天の父なる神さま。あなたの御名を崇(あが)め、讃美します。

 今日もまたあなたの聖なる御言葉を感謝します。あなたはパウロの留守中、エフェソ教会を預かっているアキラ・プリスキラ夫婦とアポロを出会わせ、アポロに福音の真理を学ばせる機会としてくださいましたから、その結果、アポロは新生の恵みを確信し、喜びに満たされました。このようにあなたはアキラたちを通して、その後の福音宣教のためにアポロを大いに助けてくださいました。
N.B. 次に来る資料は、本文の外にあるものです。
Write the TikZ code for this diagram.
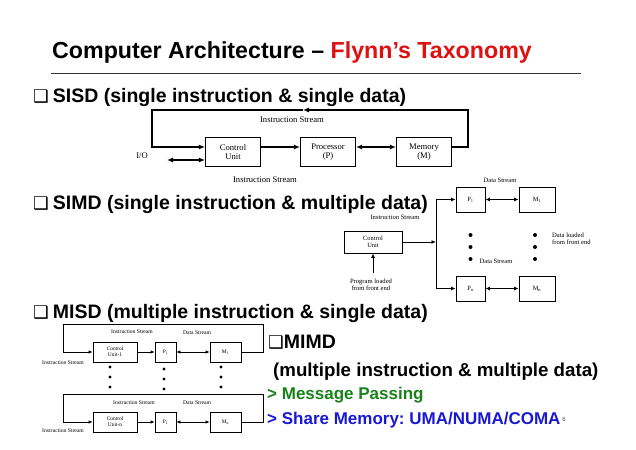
\documentclass[tikz,border=0pt]{standalone}
\usepackage{fontspec}
\setmainfont{Liberation Sans}
\newfontfamily\tms{Liberation Serif}
\newfontfamily\djv{DejaVu Sans}
\usetikzlibrary{arrows.meta}
\definecolor{ttlred}{RGB}{222,16,16}
\definecolor{mpgreen}{RGB}{25,130,25}
\definecolor{smblue}{RGB}{25,25,210}
\newcommand{\qbox}{{\djv\fontsize{17.5}{17.5}\selectfont ❑}}
\frenchspacing
\begin{document}
\begin{tikzpicture}[x=1pt,y=-1pt,
  hd/.style={anchor=base west, inner sep=0, font=\bfseries\fontsize{19.5}{22}\selectfont},
  lbla/.style={inner sep=0, align=center, font=\tms\fontsize{8.6}{9.6}\selectfont},
  lblb/.style={inner sep=0, align=center, font=\tms\fontsize{6.6}{7.4}\selectfont},
  lblc/.style={inner sep=0, align=center, font=\tms\fontsize{5.6}{6.3}\selectfont},
  boxa/.style={draw, line width=1.1pt, minimum width=55pt, minimum height=29pt, inner sep=0, align=center, font=\tms\fontsize{8.6}{9.6}\selectfont},
  boxb/.style={draw, line width=0.9pt, inner sep=0, align=center, font=\tms\fontsize{6.4}{7.2}\selectfont},
  boxc/.style={draw, line width=0.8pt, minimum height=20pt, inner sep=0, align=center, font=\tms\fontsize{5.4}{6.0}\selectfont},
  arra/.style={line width=1.1pt, -{Latex[length=6pt,width=5pt]}},
  arrab/.style={line width=1.1pt, {Latex[length=6pt,width=5pt]}-{Latex[length=6pt,width=5pt]}},
  arrb/.style={line width=0.9pt, -{Latex[length=4.5pt,width=4pt]}},
  arrbb/.style={line width=0.9pt, {Latex[length=4.5pt,width=4pt]}-{Latex[length=4.5pt,width=4pt]}},
  arrc/.style={line width=0.8pt, -{Latex[length=4pt,width=3.5pt]}},
  arrcb/.style={line width=0.8pt, {Latex[length=4pt,width=3.5pt]}-{Latex[length=4pt,width=3.5pt]}},
  dot/.style={fill=black}
]
\useasboundingbox[fill=white] (0,0) rectangle (636,449);

% Title
\node[anchor=base west, inner sep=0, font=\bfseries\fontsize{23.2}{26}\selectfont] (title) at (52,58.5)
  {Computer Architecture – \textcolor{ttlred}{Flynn’s Taxonomy}};
\coordinate (rl) at (51,73);
\coordinate (rr) at (581,73);
\draw[line width=0.8pt, black!80] (rl) -- (rr);

% Headings
\node[hd] (h1) at (33,103) {\qbox\hspace{4pt}SISD (single instruction \& single data)};
\node[hd] (h2) at (33,209) {\qbox\hspace{4pt}SIMD (single instruction \& multiple data)};
\node[hd] (h3) at (33,318) {\qbox\hspace{4pt}MISD (multiple instruction \& single data)};

% ---------- SISD ----------
\node[boxa] (cu) at (233,152) {Control\\Unit};
\node[boxa] (pr) at (328,152) {Processor\\(P)};
\node[boxa] (mem) at (424,152) {Memory\\(M)};
\coordinate (sA) at (152,147);
\coordinate (sB) at (152,110);
\coordinate (sC) at (303,110);
\coordinate (sD) at (468,110);
\coordinate (sE) at (468,147);
\coordinate (sIO) at (167,160);
\draw[arra] (mem.east |- sE) -- (sE) -- (sD) -- (sC);
\draw[arra] (sC) -- (sB) -- (sA) -- (cu.west |- sA);
\draw[arra] (cu.east |- sA) -- (pr.west |- sA);
\draw[arrab] (pr.east |- sA) -- (mem.west |- sA);
\draw[arrab] (sIO) -- (cu.west |- sIO);
\node[lbla] (io) at (142,156) {I/O};
\node[lbla] (is1) at (292,120) {Instruction Stream};
\node[lbla] (is2) at (265,180) {Instruction Stream};

% ---------- SIMD ----------
\node[boxb, minimum width=58pt, minimum height=22pt] (scu) at (373,242) {Control\\Unit};
\node[boxb, minimum width=29pt, minimum height=25pt] (p1) at (470.5,199.5) {P\textsubscript{1}};
\node[boxb, minimum width=36pt, minimum height=25pt] (m1) at (537,199.5) {M\textsubscript{1}};
\node[boxb, minimum width=29pt, minimum height=25pt] (pn) at (470.5,288.5) {P\textsubscript{n}};
\node[boxb, minimum width=36pt, minimum height=25pt] (mn) at (537,288.5) {M\textsubscript{n}};
\coordinate (sv0) at (436,242);
\coordinate (sv1) at (436,199.5);
\coordinate (sv2) at (436,288.5);
\coordinate (prog) at (373,273);
\draw[arrb] (scu.east) -- (sv0);
\draw[arrb] (sv0) -- (sv1) -- (p1.west);
\draw[arrb] (sv0) -- (sv2) -- (pn.west);
\draw[arrbb] (p1) -- (m1);
\draw[arrbb] (pn) -- (mn);
\draw[arrb] (prog) -- (scu.south);
\foreach \yy in {235,247,259} {
  \fill[dot] (470.5,\yy) circle (2pt);
  \fill[dot] (535,\yy) circle (2pt);
}
\node[lblb] (sis) at (395,217) {Instruction Stream};
\node[lblb] (sds1) at (500,180) {Data Stream};
\node[lblb] (sds2) at (496,261) {Data Stream};
\node[lblb, anchor=west, align=left] (sdl) at (552,239) {Data loaded\\from front end};
\node[lblb] (spl) at (371,285) {Program loaded\\from front end};

% ---------- MISD ----------
\node[boxc, minimum width=44pt] (cu1) at (115,352) {Control\\Unit-1};
\node[boxc, minimum width=21pt] (mp1) at (165.5,352) {P\textsubscript{1}};
\node[boxc, minimum width=31pt] (mm1) at (225.5,352) {M\textsubscript{1}};
\coordinate (ta) at (63,352);
\coordinate (tb) at (63,324);
\coordinate (tc) at (263,324);
\coordinate (td) at (263,352);
\draw[arrc] (mm1.east) -- (td) -- (tc) -- (tb) -- (ta) -- (cu1.west);
\draw[arrc] (cu1) -- (mp1);
\draw[arrcb] (mp1) -- (mm1);
\node[lblc] (mis1) at (132,332) {Instruction Stream};
\node[lblc] (mds1) at (197,333) {Data Stream};
\node[lblc] (mis2) at (63,363) {Instruction Stream};

\node[boxc, minimum width=44pt] (cun) at (115,422) {Control\\Unit-n};
\node[boxc, minimum width=21pt] (mpn) at (165.5,422) {P\textsubscript{1}};
\node[boxc, minimum width=31pt] (mmn) at (225.5,422) {M\textsubscript{n}};
\coordinate (ba) at (63,422);
\coordinate (bb) at (63,394);
\coordinate (bc) at (263,394);
\coordinate (bd) at (263,422);
\draw[arrc] (mmn.east) -- (bd) -- (bc) -- (bb) -- (ba) -- (cun.west);
\draw[arrc] (cun) -- (mpn);
\draw[arrcb] (mpn) -- (mmn);
\node[lblc] (mis3) at (134,403) {Instruction Stream};
\node[lblc] (mds3) at (197,403) {Data Stream};
\node[lblc] (mis4) at (63,431) {Instruction Stream};

\foreach \yy in {367,377,387} {
  \fill[dot] (110,\yy) circle (1.6pt);
  \fill[dot] (221,\yy) circle (1.6pt);
}
\foreach \yy in {369,379,389} {
  \fill[dot] (164,\yy) circle (1.6pt);
}

% ---------- MIMD ----------
\node[hd] (h4) at (268,348) {\qbox MIMD};
\node[anchor=base west, inner sep=0, font=\bfseries\fontsize{18.7}{22}\selectfont] (h4b) at (273,376)
  {(multiple instruction \& multiple data)};
\node[anchor=base west, inner sep=0, text=mpgreen, font=\bfseries\fontsize{17}{20}\selectfont] (mp) at (267,399)
  {> Message Passing};
\node[anchor=base west, inner sep=0, text=smblue, font=\bfseries\fontsize{17}{20}\selectfont] (sm) at (267,424)
  {> Share Memory: UMA/NUMA/COMA};
\node[anchor=center, inner sep=0, text=black!70, font=\fontsize{6}{6}\selectfont] (pg) at (564,419) {6};
\end{tikzpicture}
\end{document}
そして、アポロもまた、行く先々で大胆にイエス・キリストの福音を宣べ伝えて、諸教会の信徒を大いに助ける者としてお用い下さいました。

 主よ、どうぞこの仙川キリスト教会を顧みてください。あなたのみ前にひれ伏しているこの兄弟姉妹にも、等しい恵みを注ぎ、臆することなく、大胆にあなたの救いの御言葉を、主イエスによる福音を家族に、職場の人々に、友人に、隣近所の人々に証する必要を自覚させ、聴く人々を愛し、大いに助けることのできる者としてくださいますように。

 わたしたちの救い主イエス・キリストの御名によって。アーメン。